A paternity suit for the support of a daughter, filed one Nancy Nyi against former Nationalist Premier of China Sun Fo, was thrown out by a Hong Kong court. Nancy's appliation, said the magstrate, "had been misconceived."
The Brimming Cup
From a California court came a blue note for lute-voiced Frank Sinatra: there would be no divorce. After eleven years of marriage, wife Nancy won a separate maintenance suit and a third of Frankie's $1,000,000-a-year income.
Stored in a Liverpool warehouse, until she can figure out what to do with it: a 447-lb. bale of raw cotton wrapped in red plaid, a gift to Princess Elizabeth from the cotton farmers of Edinburg, Texas.
To the biggest banker of all, Secretary of the Treasury John W. Snyder, the American Bankers Association presented an engrossed, illuminated scroll for "Services as a citizen, a banker and a public servant."
Back from trouping the paddy fields of Korea, where he mammy-shouted through 42 shows in two weeks, Al Jolson had a beaming embrace for wife Erie (see cut), and a booming word for his public: "Know what it feels like to be back?
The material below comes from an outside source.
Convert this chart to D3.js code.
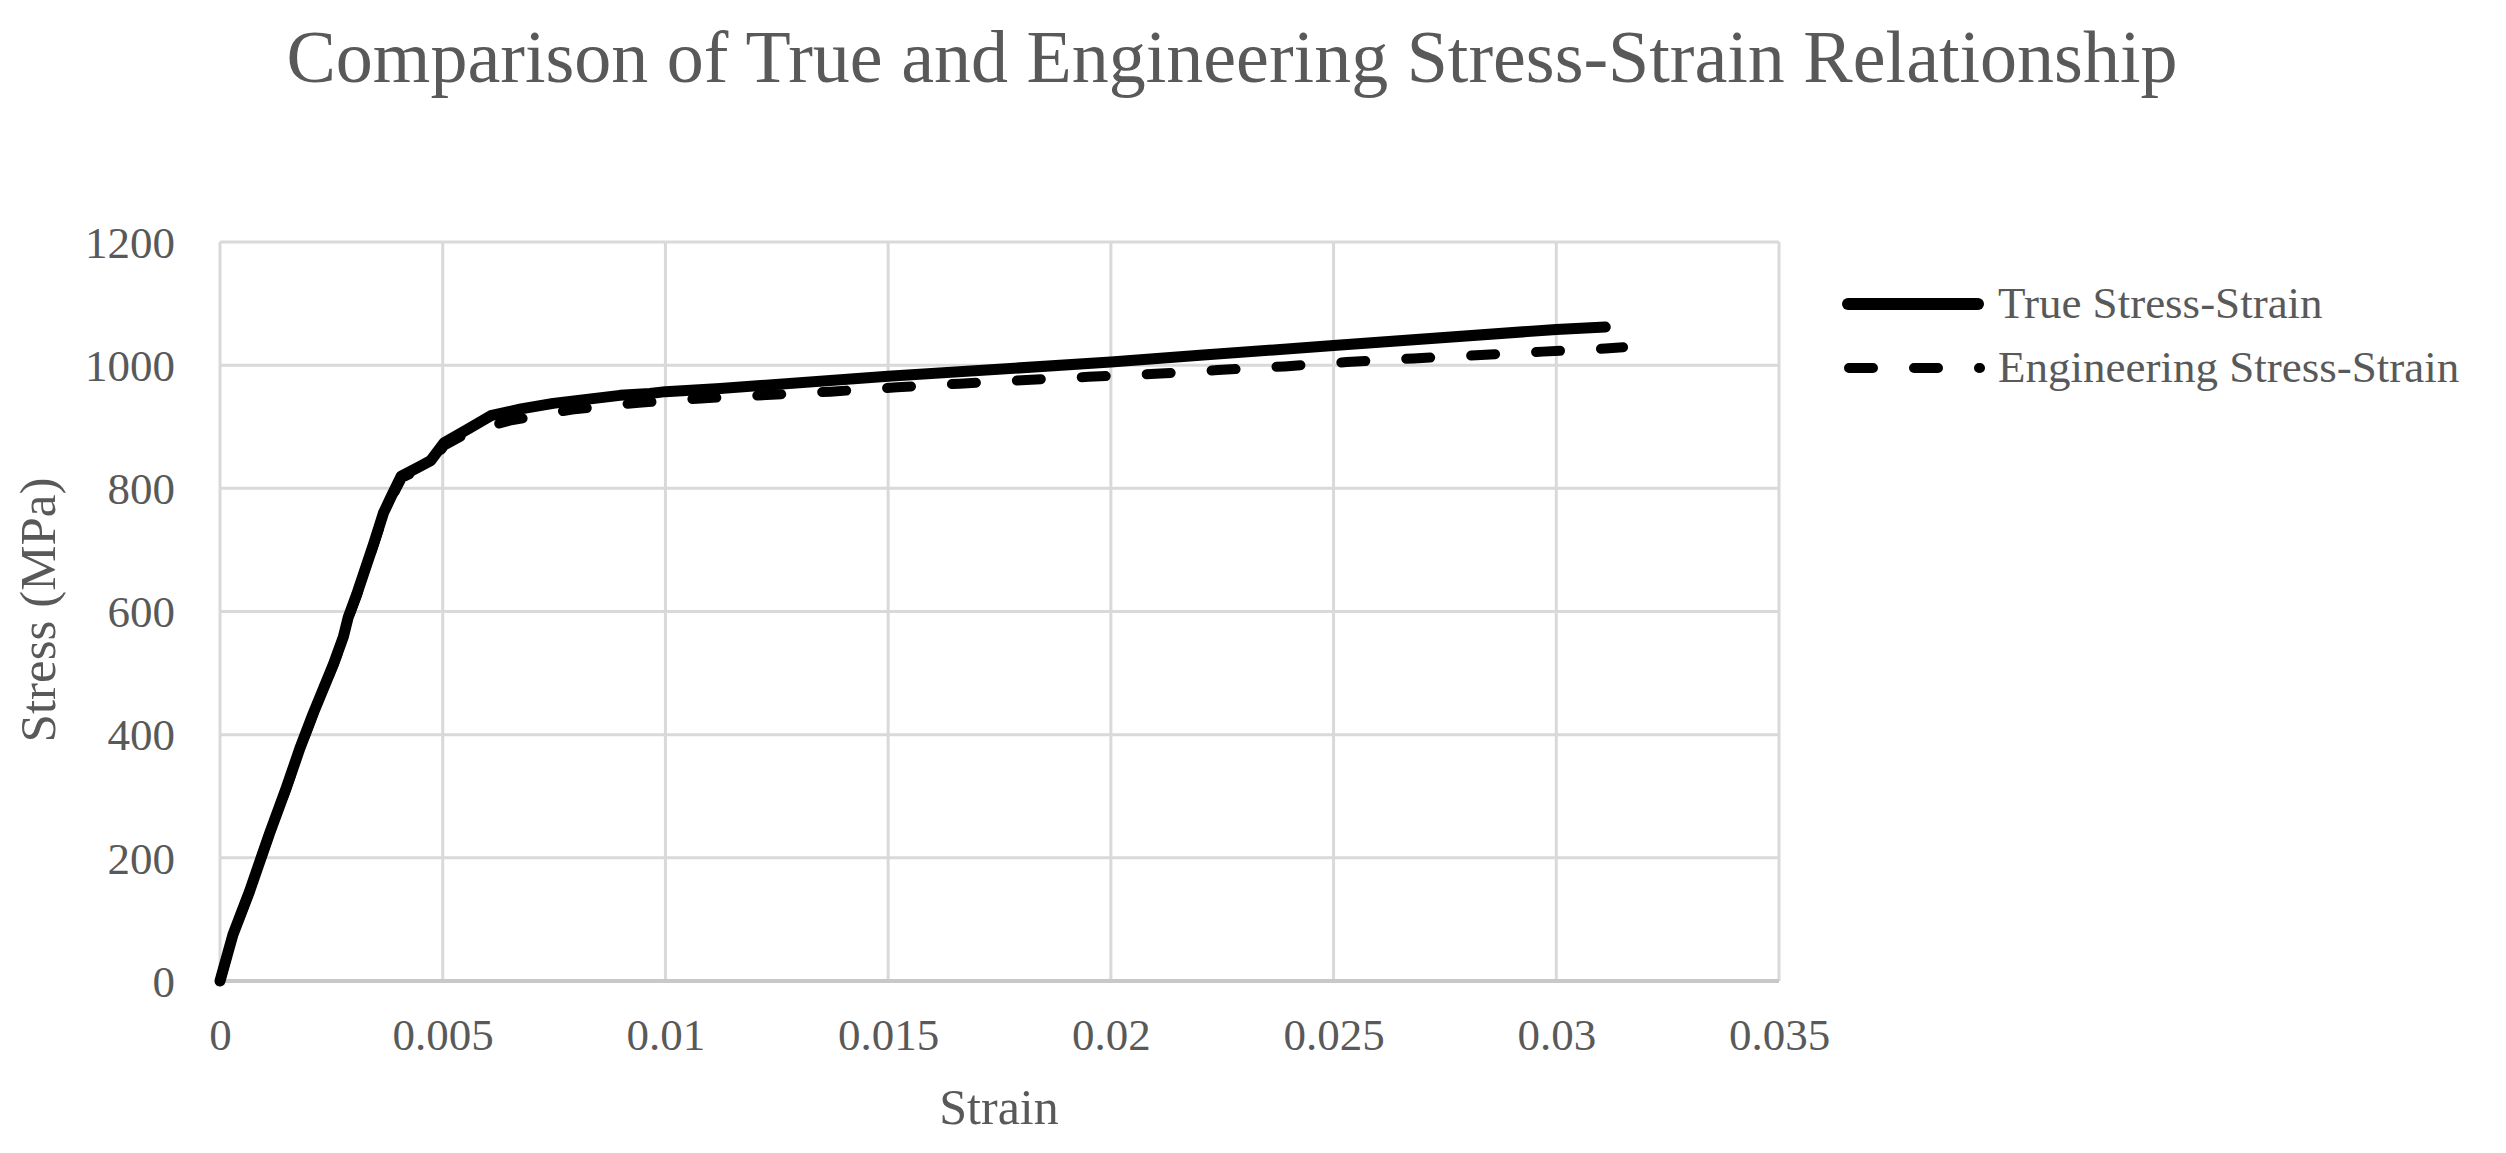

I'm going to look up my income tax and see if I paid enough. Those guys are wonderful."
Onetime office-boy David Sarnoff, who rose to be board chairman of the Radio Corp. of America, was made an honorary Doctor of Humane Letters by the University of Louisville.
At his home in Washington's Wardman Park Hotel, former Secretary of State Cordell Hull planned to celebrate a quiet 79th birthday, the same as all other days, he said, "watching events from the sidelines."
Friends and fellow Conservatives reserved a dining room in London's Savoy Hotel for a golden jubilee dinner. Guest of honor: Winston Churchill, who was first elected to Parliament on Oct. 1, 1900.